George Walker "Big Nick" Nicholas (August 2, 1922 – October 29, 1997) was an American jazz saxophonist and singer.
Strongly influenced by his hero, Coleman Hawkins, Nicholas in turn influenced a young John Coltrane to compose his tribute "Big Nick", included on the 1962 album Duke Ellington & John Coltrane.

Nicholas contributed the 16-bar solo to Dizzy Gillespie's classic African-Cuban jazz piece "Manteca" (1947). At that time, he also started playing with Hot Lips Page, a working relationship that continued until 1954. He joined Buck Clayton in 1955.

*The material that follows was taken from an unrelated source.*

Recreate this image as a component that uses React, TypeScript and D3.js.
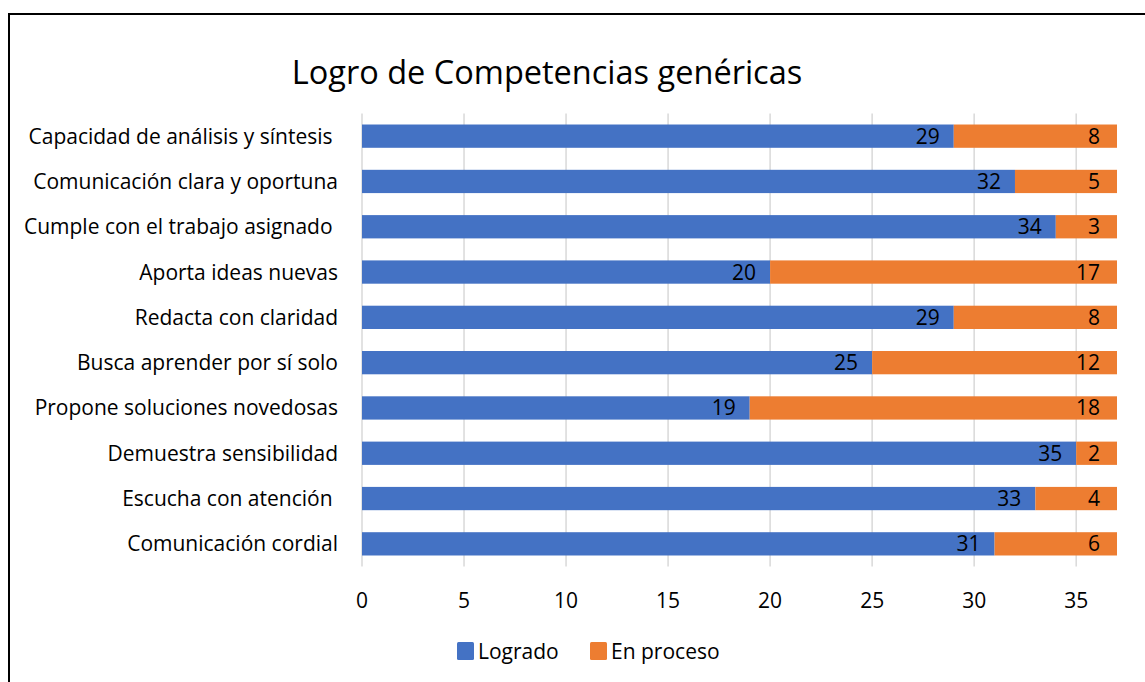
import React from 'react';
import * as d3 from 'd3';

// Logro de Competencias genéricas: stacked horizontal bars, Logrado + En proceso.

const categories = [
  'Capacidad de análisis y síntesis ',
  'Comunicación clara y oportuna',
  'Cumple con el trabajo asignado ',
  'Aporta ideas nuevas',
  'Redacta con claridad',
  'Busca aprender por sí solo',
  'Propone soluciones novedosas',
  'Demuestra sensibilidad',
  'Escucha con atención ',
  'Comunicación cordial',
];
const logrado = [29, 32, 34, 20, 29, 25, 19, 35, 33, 31];
const enProceso = [8, 5, 3, 17, 8, 12, 18, 2, 4, 6];
const xTicks = [0, 5, 10, 15, 20, 25, 30, 35];
const seriesNames = ['Logrado', 'En proceso'];

const WIDTH = 1145;
const HEIGHT = 682;
const COLORS = ['#4472C4', '#ED7D31'];
const FONT = '"Open Sans", Lato, sans-serif';
const FS = 21;

export default function App() {
  const x = d3.scaleLinear().domain([0, 37]).range([362, 1117]);
  const y = d3
    .scaleBand<string>()
    .domain(categories)
    .range([113.5, 566.5])
    .paddingInner(0.486)
    .paddingOuter(0.243);

  const rows = categories.map((c, i) => ({
    name: c,
    a: logrado[i],
    b: enProceso[i],
  }));

  return (
    <svg
      width={WIDTH}
      height={HEIGHT}
      style={{ position: 'absolute', left: 0, top: 0, fontFamily: FONT }}
    >
      <rect width={WIDTH} height={HEIGHT} fill="#fff" />
      <rect
        x={9}
        y={14}
        width={WIDTH + 20}
        height={HEIGHT + 20}
        fill="none"
        stroke="#000"
        strokeWidth={2}
      />

      <text x={547} y={84} textAnchor="middle" fontSize={32.5} fill="#000">
        Logro de Competencias genéricas
      </text>

      {/* gridlines */}
      {xTicks.map((t) => (
        <line
          key={t}
          x1={x(t)}
          x2={x(t)}
          y1={113.5}
          y2={566.5}
          stroke="#d9d9d9"
          strokeWidth={1.5}
        />
      ))}

      {/* bars */}
      {rows.map((r) => {
        const y0 = y(r.name)!;
        const h = y.bandwidth();
        const cy = y0 + h / 2;
        return (
          <g key={r.name}>
            <rect x={x(0)} y={y0} width={x(r.a) - x(0)} height={h} fill={COLORS[0]} />
            <rect x={x(r.a)} y={y0} width={x(r.a + r.b) - x(r.a)} height={h} fill={COLORS[1]} />
            <text x={x(r.a) - 14} y={cy + 7.5} textAnchor="end" fontSize={FS} fill="#000">
              {r.a}
            </text>
            <text x={x(r.a + r.b) - 17} y={cy + 7.5} textAnchor="end" fontSize={FS} fill="#000">
              {r.b}
            </text>
            <text
              x={338}
              y={cy + 7.5}
              textAnchor="end"
              fontSize={FS}
              fill="#000"
              style={{ whiteSpace: 'pre' }}
            >
              {r.name}
            </text>
          </g>
        );
      })}

      {/* x tick labels */}
      {xTicks.map((t) => (
        <text key={t} x={x(t)} y={608} textAnchor="middle" fontSize={FS} fill="#000">
          {t}
        </text>
      ))}

      {/* legend */}
      {seriesNames.map((s, i) => {
        const lx = [457, 590][i];
        return (
          <g key={s}>
            <rect x={lx} y={642} width={17} height={18} rx={1.5} fill={COLORS[i]} />
            <text x={lx + 21} y={658.5} fontSize={FS} fill="#000">
              {s}
            </text>
          </g>
        );
      })}
    </svg>
  );
}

Nicholas started playing with Hank and Thad Jones, Earl Hines, and Tiny Bradshaw before going into the army and, on being discharged in the late 1940s, he worked with bands led by Sabby Lewis, J. C. Heard, and Lucky Millinder. He went on to play with Duke Ellington, Cab Calloway, Charlie Parker, and Charlie Mingus.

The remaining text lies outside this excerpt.